A contact can also be rescinded unilaterally by one side, not both, if the contract allows for rescission. Some contracts, for various reasons, sometimes as an incentive for one party to enter into them, provide one or both sides the authority to terminate certain provisions or terminate the contract entirely. While this is a drastic step in some instances, in others it is often expected and more likely than complete performance of a contract. An example of this type of rescission would be an “option” to buy a piece of property or “option” to make a book into a motion picture. While it is always advisable to properly rescind any agreement in writing, the statute of frauds does allow, in certain circumstances, for a contract to be rescinded as a result of a verbal communication or even, in some situations, by the conduct of one or both of the parties. Further, a contract can always be rescinded if it was entered into because of duress, fraud, or a “mistake” (a failure to come to a common understanding about the terms of the contract). When fraud or duress are the reason for the rescission, only the injured party (the victim of the fraud or duress) can rescind the contract. In some situations, and always determined by a court using his or her discretion, the acts of non-signatories to a contract (third parties) can lead to the rescission of a valid contract.


Many remedies exist to a breach of contract, and the type of remedy that a court will assign to a specific breach of contract case is specific to the facts and circumstances of that case. That being said, there are some common types of relief that a breach of contract defendant can be ordered to comply with. The most common types of damages in a breach of contract case are compensatory damages and punitive  damages.
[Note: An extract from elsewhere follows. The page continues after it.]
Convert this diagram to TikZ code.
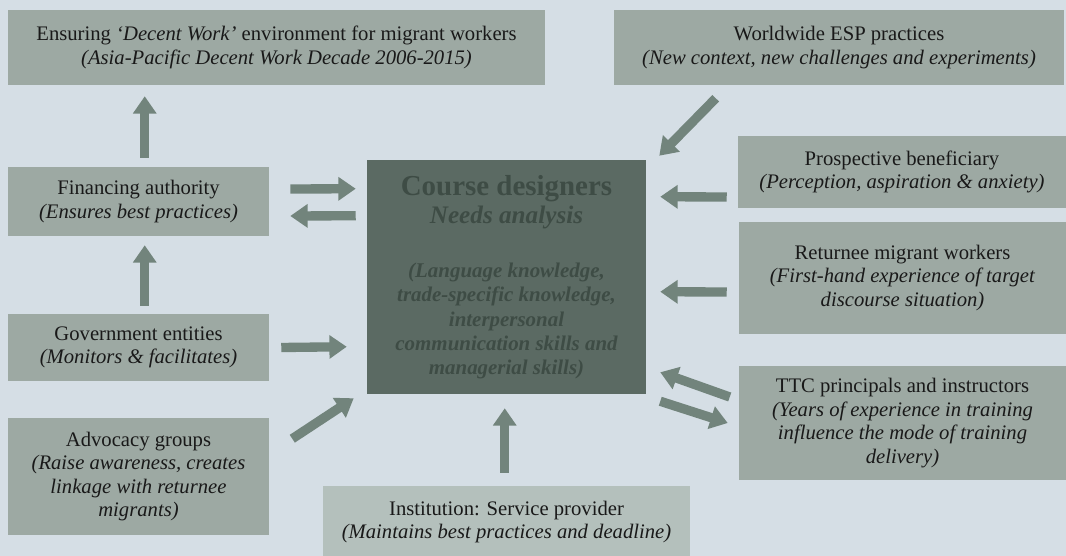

Compensatory damages, sometimes called actual damages, are by far the most common type and are losses that the party who is the victim of the breach of contract suffered because of that breach. Compensatory damages exist for the purpose of compensate the injured party for his, her or its losses in connection with a breach of contract. Within the umbrella of compensatory damages, two types exist: general damages and special damages (sometimes called consequential damages).

General damages are the type of relief that is supposed to place the injured party back in the original position he, she or it would have been in if the contract had not been entered into. Therefore, general damages are usually restricted to out of pocket damages, or expenses that the inured party incurred while fulfilling the terms of the contract. Examples of general damages can include actual costs of production, shipping costs, and independent contractor salaries.

The second type of compensatory damages are special damages, or consequential damages. These type of damages are not for out of pocket expenses and instead are intended to provide relief to the injured party, placing him or her in the position he or she would have been in had the breach of contract not occurred. An example of special damages would be the loss from the sale of a boat by a retailer because the boat was delivered late by the wholesaler. However, for the boat retailer to successfully recover special damages from the wholesaler, the boat retailer must prove that the wholesaler knew or reasonably should have known about the time sensitivity of the delivery and failed to comply. Further, special damages cannot be too speculative, there must be a direct and knowing connection between the prospective loss and and the conduct of the breaching party.

The final type of damages in a breach of contract case are punitive damages. By far the most well known type of damages, punitive damages are reserved when the conduct of the breaching party is egregious and when the conduct is deserving of additional consequences.